Arguably the TV show of the year here in the UK was The Returned on Channel 4. Mogwai provided the original soundtrack and released it here in advance of the show airing in the summer. This was a good record before seeing the programme, but it is only after hearing the songs in the environment they were designed for do you get a real sense of just what a wonderful job the band did. The atmosphere, script and music combine perfectly, and only serves to enhance enjoyment of the record release.

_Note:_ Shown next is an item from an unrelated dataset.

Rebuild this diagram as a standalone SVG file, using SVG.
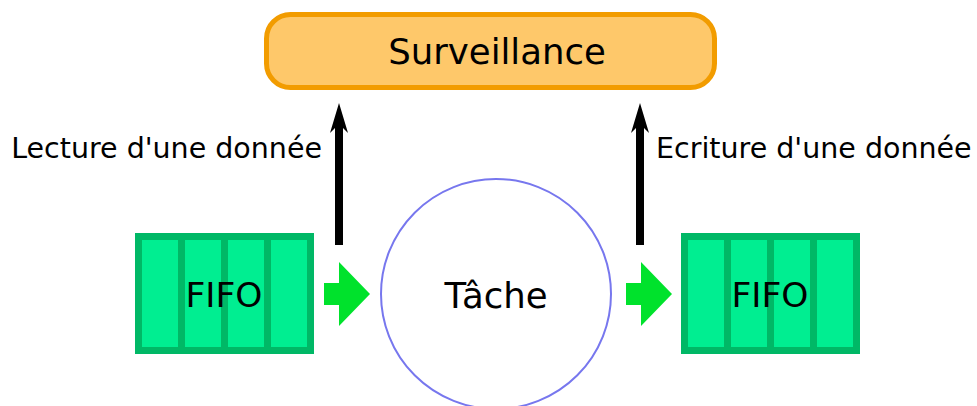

An ode to a recently deceased father with an acoustic guitar might not sound like a completely original concept, but the songwriting talents of Jonas Bonnetta elevate this to one of the year’s most honest, reflective and absorbing releases. The record is further enhanced by the experience of seeing him perform live, where he talks at great length between songs to explain the background that add an extra dimension to the listeners’ understanding and empathy with the songs.
#AlbumsOfTheYear, no.13: Songs:Ohio - The Magnolia Electric Company
Originally released in 2003, it was re-released following the death of Jason Molina earlier in the year. I will ashamedly hold my hands up and say that I only really started listening to his records following his death, but this record in particular is a masterpiece and worthy of a re-release. I feel the need to apologise for not appreciating this wonderful songwriter during his lifetime.